The WebToolSet provides web search and content retrieval capabilities through DuckDuckGo search and web crawling using crawl4ai.

Overview#

Key features:

  • Web Search: Search the web using DuckDuckGo (no API key required)

  • Web Crawling: Fetch and extract content from URLs as markdown

  • Concurrent Fetching: Fetch multiple URLs in parallel

  • Timeout Support: Configurable timeouts for reliable operation

Basic Usage#

from pantheon.agent import Agent
from pantheon.toolsets import WebToolSet

# Create web toolset
web_tools = WebToolSet(name="web")

# Create agent and add toolset at runtime
agent = Agent(
    name="researcher",
    instructions="You can search the web and analyze content."
)
await agent.toolset(web_tools)

await agent.chat()

Constructor Parameters#

Parameter

Type

Description

name

str

Name of the toolset

Tools Reference#

web_crawl#

Fetch and extract content from URLs as markdown.

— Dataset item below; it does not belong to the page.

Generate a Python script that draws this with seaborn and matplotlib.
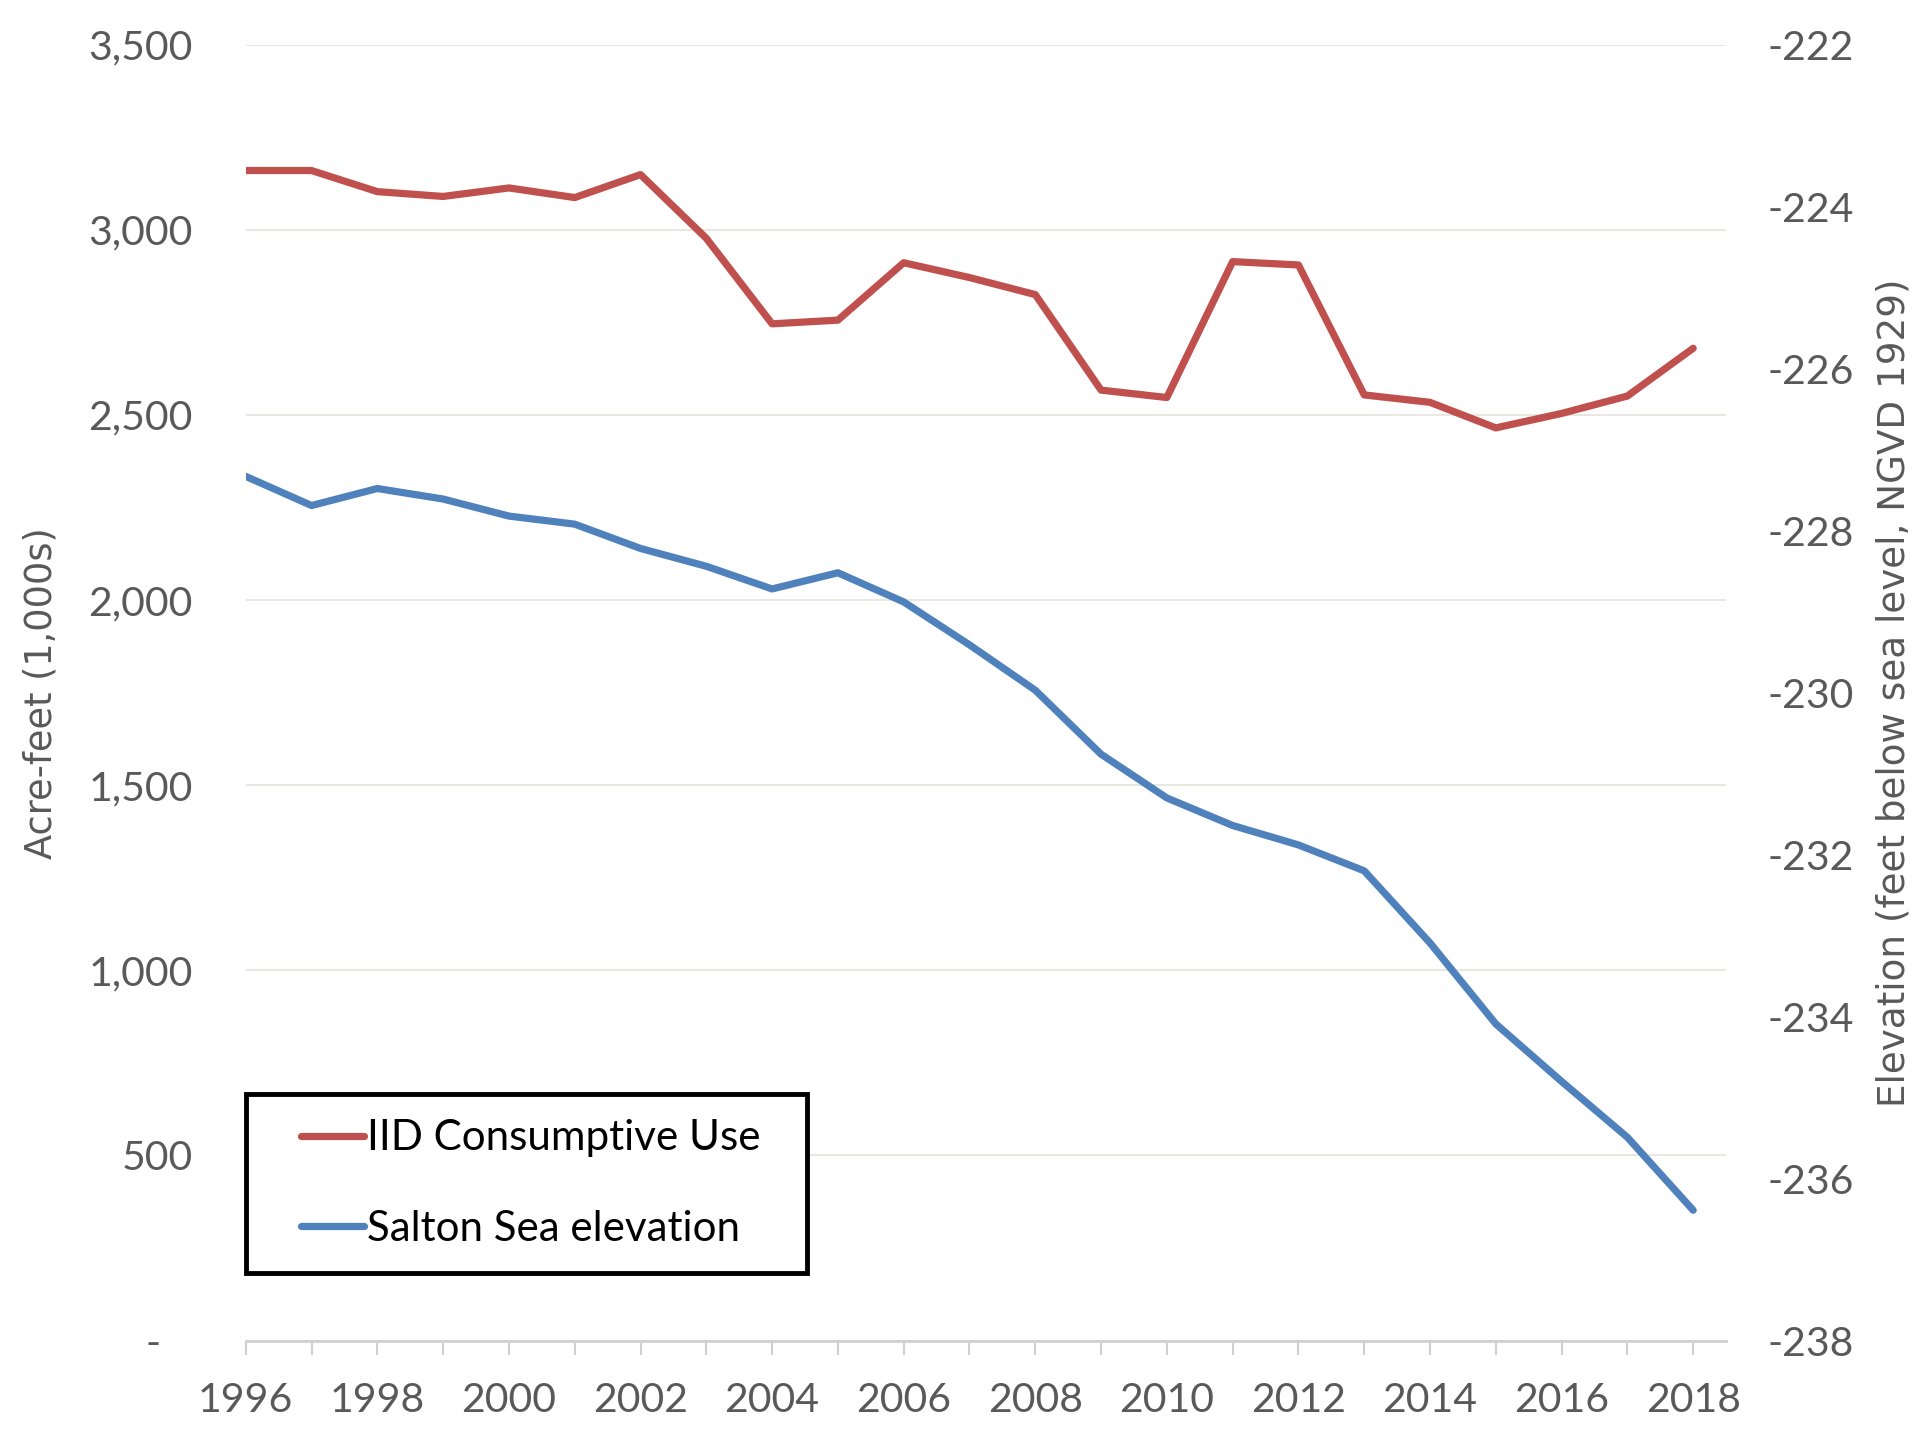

contents = await web_tools.web_crawl(
    urls=["https://example.com/page1", "https://example.com/page2"],
    timeout=20.0          # Optional: default 20 seconds
)

Parameters:

  • urls: List of URLs to crawl

  • timeout: Request timeout in seconds (default: 20.0)

Returns:

List of markdown content from each URL:

[
    "# Page 1 Title\n\nContent from page 1...",
    "# Page 2 Title\n\nContent from page 2...",
]

Examples#

Research Workflow#

from pantheon.agent import Agent
from pantheon.toolsets import WebToolSet

web_tools = WebToolSet(name="web")

research_agent = Agent(
    name="researcher",
    instructions="""Conduct thorough research:
    1. Search for multiple sources
    2. Visit relevant links
    3. Extract and synthesize information
    4. Provide comprehensive analysis with citations"""
)
await research_agent.toolset(web_tools)

result = await research_agent.run(
    "Research the impact of AI on healthcare with at least 3 sources"
)

News Monitoring#

news_agent = Agent(
    name="news_monitor",
    instructions="""Monitor news on specific topics:
    1. Search for recent news using time_limit
    2. Fetch full articles
    3. Summarize key developments"""
)
await news_agent.toolset(web_tools)

# Find news from the past week
result = await news_agent.run(
    "Find news about renewable energy from the past week"
)

Content Extraction#

# Fetch multiple pages concurrently
contents = await web_tools.web_crawl(
    urls=[
        "https://docs.python.org/3/tutorial/",
        "https://numpy.org/doc/stable/user/",
        "https://pandas.pydata.org/docs/getting_started/"
    ],
    timeout=30.0
)

# contents[0] = Python tutorial markdown
# contents[1] = NumPy docs markdown
# contents[2] = Pandas docs markdown

Best Practices#

  1. Use time_limit for recent content: Filter results by recency

  2. Batch URL fetches: Use web_crawl with multiple URLs for efficiency

  3. Set appropriate timeouts: Longer for complex pages

  4. Verify sources: Cross-reference information from multiple sources

  5. Handle empty results: Some pages may fail to load

Limitations#

  • JavaScript-heavy sites may not render fully (uses crawl4ai)

  • Some sites block automated access

  • Rate limits may apply to DuckDuckGo

  • Cannot handle authentication-required pages

  • Limited to publicly accessible content